— Start Provided data —
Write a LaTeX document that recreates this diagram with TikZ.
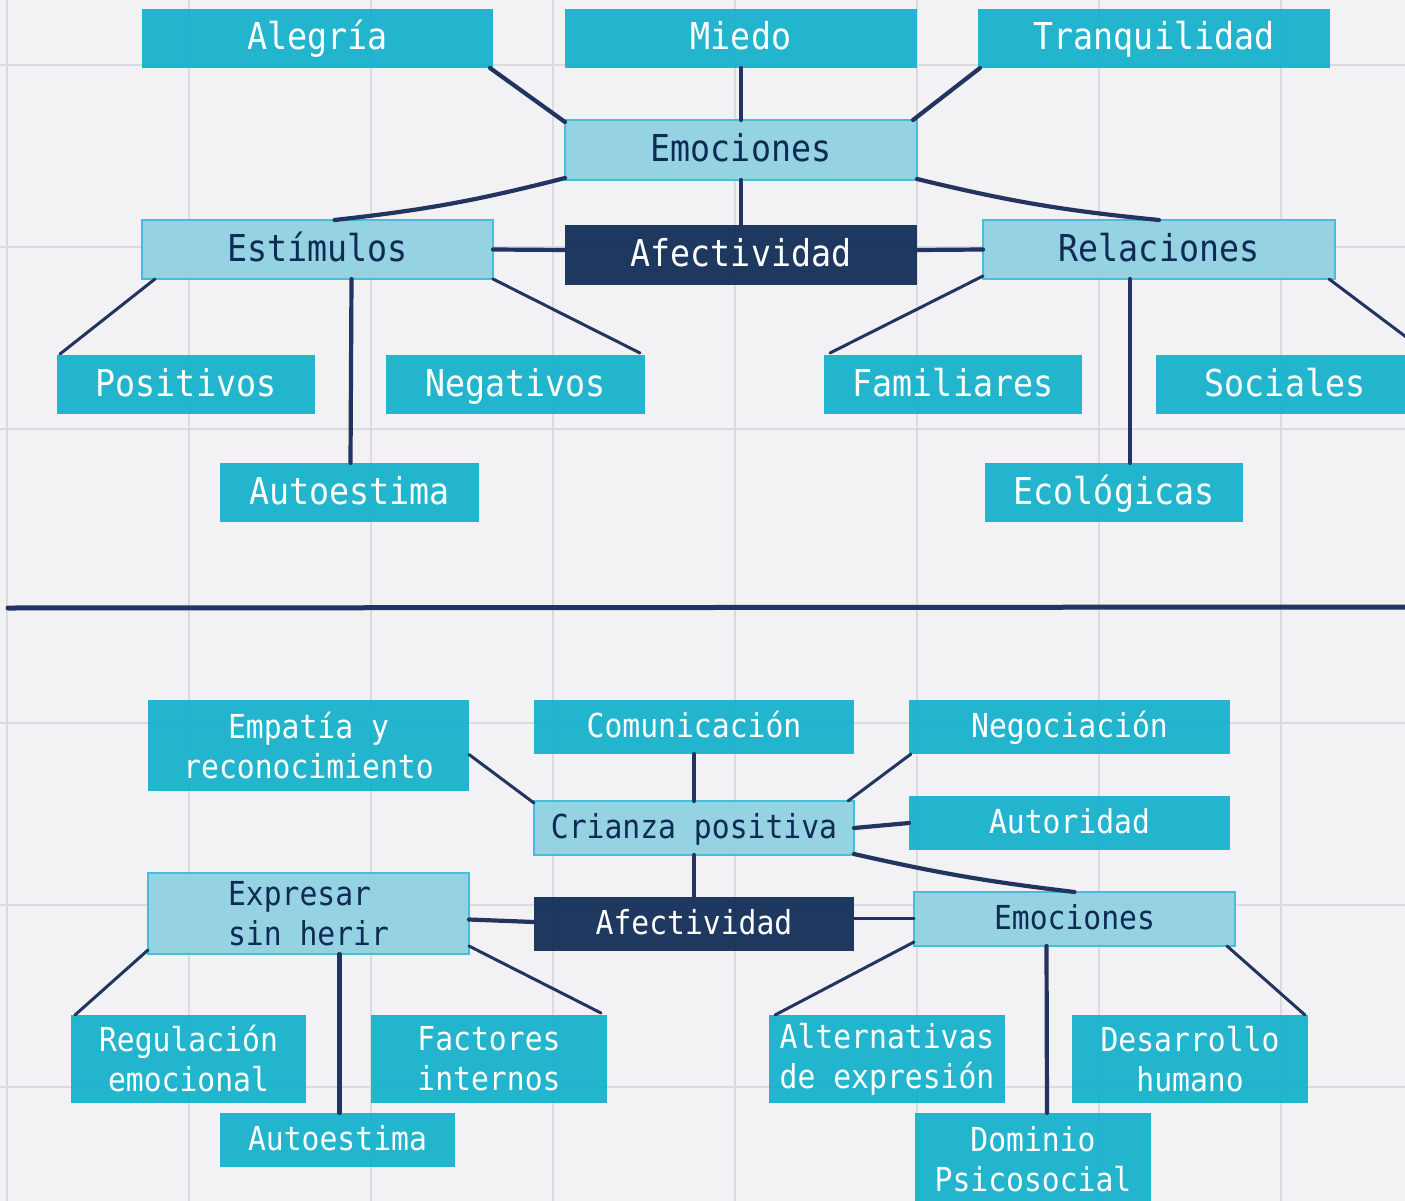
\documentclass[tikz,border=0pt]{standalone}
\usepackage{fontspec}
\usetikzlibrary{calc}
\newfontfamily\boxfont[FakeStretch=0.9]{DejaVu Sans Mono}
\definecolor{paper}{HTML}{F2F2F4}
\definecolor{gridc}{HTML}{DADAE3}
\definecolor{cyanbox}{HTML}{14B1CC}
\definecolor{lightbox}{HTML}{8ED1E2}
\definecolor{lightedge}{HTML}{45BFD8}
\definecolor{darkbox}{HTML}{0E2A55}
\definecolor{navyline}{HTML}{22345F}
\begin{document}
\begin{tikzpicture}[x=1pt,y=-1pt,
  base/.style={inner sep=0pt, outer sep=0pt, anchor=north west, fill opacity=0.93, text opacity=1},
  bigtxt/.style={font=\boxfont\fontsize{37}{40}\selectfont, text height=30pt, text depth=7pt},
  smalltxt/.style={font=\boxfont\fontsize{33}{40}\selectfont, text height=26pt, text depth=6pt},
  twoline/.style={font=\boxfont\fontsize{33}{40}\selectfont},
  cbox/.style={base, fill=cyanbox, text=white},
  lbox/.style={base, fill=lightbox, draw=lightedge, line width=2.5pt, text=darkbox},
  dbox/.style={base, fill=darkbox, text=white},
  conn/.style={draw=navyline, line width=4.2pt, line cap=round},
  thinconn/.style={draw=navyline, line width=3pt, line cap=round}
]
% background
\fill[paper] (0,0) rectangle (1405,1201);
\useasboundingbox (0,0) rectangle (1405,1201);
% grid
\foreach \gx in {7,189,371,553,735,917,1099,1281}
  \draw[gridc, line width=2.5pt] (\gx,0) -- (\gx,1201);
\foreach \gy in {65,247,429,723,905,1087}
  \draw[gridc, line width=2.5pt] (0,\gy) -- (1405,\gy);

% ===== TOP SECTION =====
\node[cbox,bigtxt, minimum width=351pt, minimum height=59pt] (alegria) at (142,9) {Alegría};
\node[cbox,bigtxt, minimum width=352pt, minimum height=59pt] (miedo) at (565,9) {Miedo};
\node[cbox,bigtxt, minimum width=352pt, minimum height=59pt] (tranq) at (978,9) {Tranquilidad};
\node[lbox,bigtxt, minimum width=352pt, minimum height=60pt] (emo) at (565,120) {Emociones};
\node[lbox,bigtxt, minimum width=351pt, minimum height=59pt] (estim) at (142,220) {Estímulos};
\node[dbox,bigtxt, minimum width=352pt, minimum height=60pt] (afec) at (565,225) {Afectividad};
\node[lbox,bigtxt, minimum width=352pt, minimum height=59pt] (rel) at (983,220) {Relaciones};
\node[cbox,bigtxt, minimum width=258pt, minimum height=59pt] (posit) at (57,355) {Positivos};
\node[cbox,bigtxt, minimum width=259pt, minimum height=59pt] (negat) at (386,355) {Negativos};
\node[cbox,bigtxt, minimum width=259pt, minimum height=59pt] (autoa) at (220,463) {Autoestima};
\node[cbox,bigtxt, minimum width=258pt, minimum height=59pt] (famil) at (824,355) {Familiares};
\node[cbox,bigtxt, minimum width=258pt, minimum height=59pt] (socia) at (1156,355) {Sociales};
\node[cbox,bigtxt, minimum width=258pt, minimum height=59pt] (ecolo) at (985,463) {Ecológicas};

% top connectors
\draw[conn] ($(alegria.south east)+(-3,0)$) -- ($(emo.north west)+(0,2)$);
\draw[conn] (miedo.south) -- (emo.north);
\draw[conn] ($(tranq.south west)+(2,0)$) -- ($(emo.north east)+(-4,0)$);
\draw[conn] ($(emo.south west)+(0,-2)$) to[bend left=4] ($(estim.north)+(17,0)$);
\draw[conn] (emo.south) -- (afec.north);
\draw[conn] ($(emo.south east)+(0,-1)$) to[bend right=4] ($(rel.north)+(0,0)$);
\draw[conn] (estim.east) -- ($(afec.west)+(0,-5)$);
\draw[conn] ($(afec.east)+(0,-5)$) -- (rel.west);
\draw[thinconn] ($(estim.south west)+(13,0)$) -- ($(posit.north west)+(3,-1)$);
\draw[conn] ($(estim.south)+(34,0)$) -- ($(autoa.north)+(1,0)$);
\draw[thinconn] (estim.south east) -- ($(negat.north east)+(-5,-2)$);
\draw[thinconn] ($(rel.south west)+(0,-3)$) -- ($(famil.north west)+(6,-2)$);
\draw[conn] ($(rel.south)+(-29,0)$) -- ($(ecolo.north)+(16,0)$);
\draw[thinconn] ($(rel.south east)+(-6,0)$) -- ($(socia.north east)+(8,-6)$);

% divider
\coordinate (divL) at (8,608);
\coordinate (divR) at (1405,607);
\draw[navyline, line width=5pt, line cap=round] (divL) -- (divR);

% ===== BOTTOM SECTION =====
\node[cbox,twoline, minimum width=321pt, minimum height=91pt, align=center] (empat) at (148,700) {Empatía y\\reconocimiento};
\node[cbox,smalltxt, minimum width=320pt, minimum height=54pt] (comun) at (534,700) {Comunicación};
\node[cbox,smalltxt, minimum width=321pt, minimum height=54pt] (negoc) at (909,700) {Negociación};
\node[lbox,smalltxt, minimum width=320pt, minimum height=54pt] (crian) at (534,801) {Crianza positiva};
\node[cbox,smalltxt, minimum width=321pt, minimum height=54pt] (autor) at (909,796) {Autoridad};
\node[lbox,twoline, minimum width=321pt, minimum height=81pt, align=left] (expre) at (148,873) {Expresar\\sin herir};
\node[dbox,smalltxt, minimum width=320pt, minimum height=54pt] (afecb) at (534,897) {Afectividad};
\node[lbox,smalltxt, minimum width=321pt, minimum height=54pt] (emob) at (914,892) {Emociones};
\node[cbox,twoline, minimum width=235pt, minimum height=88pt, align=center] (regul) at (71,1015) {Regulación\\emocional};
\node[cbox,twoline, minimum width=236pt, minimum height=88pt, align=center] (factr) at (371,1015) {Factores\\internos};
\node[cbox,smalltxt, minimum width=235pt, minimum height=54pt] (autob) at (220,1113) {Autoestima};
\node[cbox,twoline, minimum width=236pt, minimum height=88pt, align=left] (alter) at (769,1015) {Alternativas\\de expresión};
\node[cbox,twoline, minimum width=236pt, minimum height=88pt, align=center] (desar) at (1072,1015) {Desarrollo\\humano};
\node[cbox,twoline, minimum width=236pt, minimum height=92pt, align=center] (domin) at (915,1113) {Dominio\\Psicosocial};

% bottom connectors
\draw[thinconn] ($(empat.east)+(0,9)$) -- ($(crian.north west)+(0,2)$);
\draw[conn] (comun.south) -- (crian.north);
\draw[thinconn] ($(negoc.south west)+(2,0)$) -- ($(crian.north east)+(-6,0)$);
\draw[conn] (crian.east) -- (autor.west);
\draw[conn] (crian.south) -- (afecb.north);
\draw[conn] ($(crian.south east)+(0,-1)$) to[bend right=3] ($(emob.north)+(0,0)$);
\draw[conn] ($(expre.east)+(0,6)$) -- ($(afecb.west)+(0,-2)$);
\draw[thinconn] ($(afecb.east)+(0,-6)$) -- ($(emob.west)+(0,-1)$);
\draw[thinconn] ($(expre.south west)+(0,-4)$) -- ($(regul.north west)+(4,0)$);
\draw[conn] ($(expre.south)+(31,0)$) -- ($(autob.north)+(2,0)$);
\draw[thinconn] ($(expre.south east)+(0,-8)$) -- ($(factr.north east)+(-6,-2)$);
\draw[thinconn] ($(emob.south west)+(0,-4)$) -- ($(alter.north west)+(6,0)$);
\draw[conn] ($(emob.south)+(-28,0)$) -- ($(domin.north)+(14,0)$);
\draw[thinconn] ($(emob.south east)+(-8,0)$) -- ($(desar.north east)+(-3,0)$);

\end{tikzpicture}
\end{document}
— End Provided data —
**Exercise prompt**
Make an exact copy of the data above, pictures excluded.

**Task output**
Write a LaTeX document that recreates this diagram with TikZ.
\documentclass[tikz,border=0pt]{standalone}
\usepackage{fontspec}
\usetikzlibrary{calc}
\newfontfamily\boxfont[FakeStretch=0.9]{DejaVu Sans Mono}
\definecolor{paper}{HTML}{F2F2F4}
\definecolor{gridc}{HTML}{DADAE3}
\definecolor{cyanbox}{HTML}{14B1CC}
\definecolor{lightbox}{HTML}{8ED1E2}
\definecolor{lightedge}{HTML}{45BFD8}
\definecolor{darkbox}{HTML}{0E2A55}
\definecolor{navyline}{HTML}{22345F}
\begin{document}
\begin{tikzpicture}[x=1pt,y=-1pt,
  base/.style={inner sep=0pt, outer sep=0pt, anchor=north west, fill opacity=0.93, text opacity=1},
  bigtxt/.style={font=\boxfont\fontsize{37}{40}\selectfont, text height=30pt, text depth=7pt},
  smalltxt/.style={font=\boxfont\fontsize{33}{40}\selectfont, text height=26pt, text depth=6pt},
  twoline/.style={font=\boxfont\fontsize{33}{40}\selectfont},
  cbox/.style={base, fill=cyanbox, text=white},
  lbox/.style={base, fill=lightbox, draw=lightedge, line width=2.5pt, text=darkbox},
  dbox/.style={base, fill=darkbox, text=white},
  conn/.style={draw=navyline, line width=4.2pt, line cap=round},
  thinconn/.style={draw=navyline, line width=3pt, line cap=round}
]
% background
\fill[paper] (0,0) rectangle (1405,1201);
\useasboundingbox (0,0) rectangle (1405,1201);
% grid
\foreach \gx in {7,189,371,553,735,917,1099,1281}
  \draw[gridc, line width=2.5pt] (\gx,0) -- (\gx,1201);
\foreach \gy in {65,247,429,723,905,1087}
  \draw[gridc, line width=2.5pt] (0,\gy) -- (1405,\gy);

% ===== TOP SECTION =====
\node[cbox,bigtxt, minimum width=351pt, minimum height=59pt] (alegria) at (142,9) {Alegría};
\node[cbox,bigtxt, minimum width=352pt, minimum height=59pt] (miedo) at (565,9) {Miedo};
\node[cbox,bigtxt, minimum width=352pt, minimum height=59pt] (tranq) at (978,9) {Tranquilidad};
\node[lbox,bigtxt, minimum width=352pt, minimum height=60pt] (emo) at (565,120) {Emociones};
\node[lbox,bigtxt, minimum width=351pt, minimum height=59pt] (estim) at (142,220) {Estímulos};
\node[dbox,bigtxt, minimum width=352pt, minimum height=60pt] (afec) at (565,225) {Afectividad};
\node[lbox,bigtxt, minimum width=352pt, minimum height=59pt] (rel) at (983,220) {Relaciones};
\node[cbox,bigtxt, minimum width=258pt, minimum height=59pt] (posit) at (57,355) {Positivos};
\node[cbox,bigtxt, minimum width=259pt, minimum height=59pt] (negat) at (386,355) {Negativos};
\node[cbox,bigtxt, minimum width=259pt, minimum height=59pt] (autoa) at (220,463) {Autoestima};
\node[cbox,bigtxt, minimum width=258pt, minimum height=59pt] (famil) at (824,355) {Familiares};
\node[cbox,bigtxt, minimum width=258pt, minimum height=59pt] (socia) at (1156,355) {Sociales};
\node[cbox,bigtxt, minimum width=258pt, minimum height=59pt] (ecolo) at (985,463) {Ecológicas};

% top connectors
\draw[conn] ($(alegria.south east)+(-3,0)$) -- ($(emo.north west)+(0,2)$);
\draw[conn] (miedo.south) -- (emo.north);
\draw[conn] ($(tranq.south west)+(2,0)$) -- ($(emo.north east)+(-4,0)$);
\draw[conn] ($(emo.south west)+(0,-2)$) to[bend left=4] ($(estim.north)+(17,0)$);
\draw[conn] (emo.south) -- (afec.north);
\draw[conn] ($(emo.south east)+(0,-1)$) to[bend right=4] ($(rel.north)+(0,0)$);
\draw[conn] (estim.east) -- ($(afec.west)+(0,-5)$);
\draw[conn] ($(afec.east)+(0,-5)$) -- (rel.west);
\draw[thinconn] ($(estim.south west)+(13,0)$) -- ($(posit.north west)+(3,-1)$);
\draw[conn] ($(estim.south)+(34,0)$) -- ($(autoa.north)+(1,0)$);
\draw[thinconn] (estim.south east) -- ($(negat.north east)+(-5,-2)$);
\draw[thinconn] ($(rel.south west)+(0,-3)$) -- ($(famil.north west)+(6,-2)$);
\draw[conn] ($(rel.south)+(-29,0)$) -- ($(ecolo.north)+(16,0)$);
\draw[thinconn] ($(rel.south east)+(-6,0)$) -- ($(socia.north east)+(8,-6)$);

% divider
\coordinate (divL) at (8,608);
\coordinate (divR) at (1405,607);
\draw[navyline, line width=5pt, line cap=round] (divL) -- (divR);

% ===== BOTTOM SECTION =====
\node[cbox,twoline, minimum width=321pt, minimum height=91pt, align=center] (empat) at (148,700) {Empatía y\\reconocimiento};
\node[cbox,smalltxt, minimum width=320pt, minimum height=54pt] (comun) at (534,700) {Comunicación};
\node[cbox,smalltxt, minimum width=321pt, minimum height=54pt] (negoc) at (909,700) {Negociación};
\node[lbox,smalltxt, minimum width=320pt, minimum height=54pt] (crian) at (534,801) {Crianza positiva};
\node[cbox,smalltxt, minimum width=321pt, minimum height=54pt] (autor) at (909,796) {Autoridad};
\node[lbox,twoline, minimum width=321pt, minimum height=81pt, align=left] (expre) at (148,873) {Expresar\\sin herir};
\node[dbox,smalltxt, minimum width=320pt, minimum height=54pt] (afecb) at (534,897) {Afectividad};
\node[lbox,smalltxt, minimum width=321pt, minimum height=54pt] (emob) at (914,892) {Emociones};
\node[cbox,twoline, minimum width=235pt, minimum height=88pt, align=center] (regul) at (71,1015) {Regulación\\emocional};
\node[cbox,twoline, minimum width=236pt, minimum height=88pt, align=center] (factr) at (371,1015) {Factores\\internos};
\node[cbox,smalltxt, minimum width=235pt, minimum height=54pt] (autob) at (220,1113) {Autoestima};
\node[cbox,twoline, minimum width=236pt, minimum height=88pt, align=left] (alter) at (769,1015) {Alternativas\\de expresión};
\node[cbox,twoline, minimum width=236pt, minimum height=88pt, align=center] (desar) at (1072,1015) {Desarrollo\\humano};
\node[cbox,twoline, minimum width=236pt, minimum height=92pt, align=center] (domin) at (915,1113) {Dominio\\Psicosocial};

% bottom connectors
\draw[thinconn] ($(empat.east)+(0,9)$) -- ($(crian.north west)+(0,2)$);
\draw[conn] (comun.south) -- (crian.north);
\draw[thinconn] ($(negoc.south west)+(2,0)$) -- ($(crian.north east)+(-6,0)$);
\draw[conn] (crian.east) -- (autor.west);
\draw[conn] (crian.south) -- (afecb.north);
\draw[conn] ($(crian.south east)+(0,-1)$) to[bend right=3] ($(emob.north)+(0,0)$);
\draw[conn] ($(expre.east)+(0,6)$) -- ($(afecb.west)+(0,-2)$);
\draw[thinconn] ($(afecb.east)+(0,-6)$) -- ($(emob.west)+(0,-1)$);
\draw[thinconn] ($(expre.south west)+(0,-4)$) -- ($(regul.north west)+(4,0)$);
\draw[conn] ($(expre.south)+(31,0)$) -- ($(autob.north)+(2,0)$);
\draw[thinconn] ($(expre.south east)+(0,-8)$) -- ($(factr.north east)+(-6,-2)$);
\draw[thinconn] ($(emob.south west)+(0,-4)$) -- ($(alter.north west)+(6,0)$);
\draw[conn] ($(emob.south)+(-28,0)$) -- ($(domin.north)+(14,0)$);
\draw[thinconn] ($(emob.south east)+(-8,0)$) -- ($(desar.north east)+(-3,0)$);

\end{tikzpicture}
\end{document}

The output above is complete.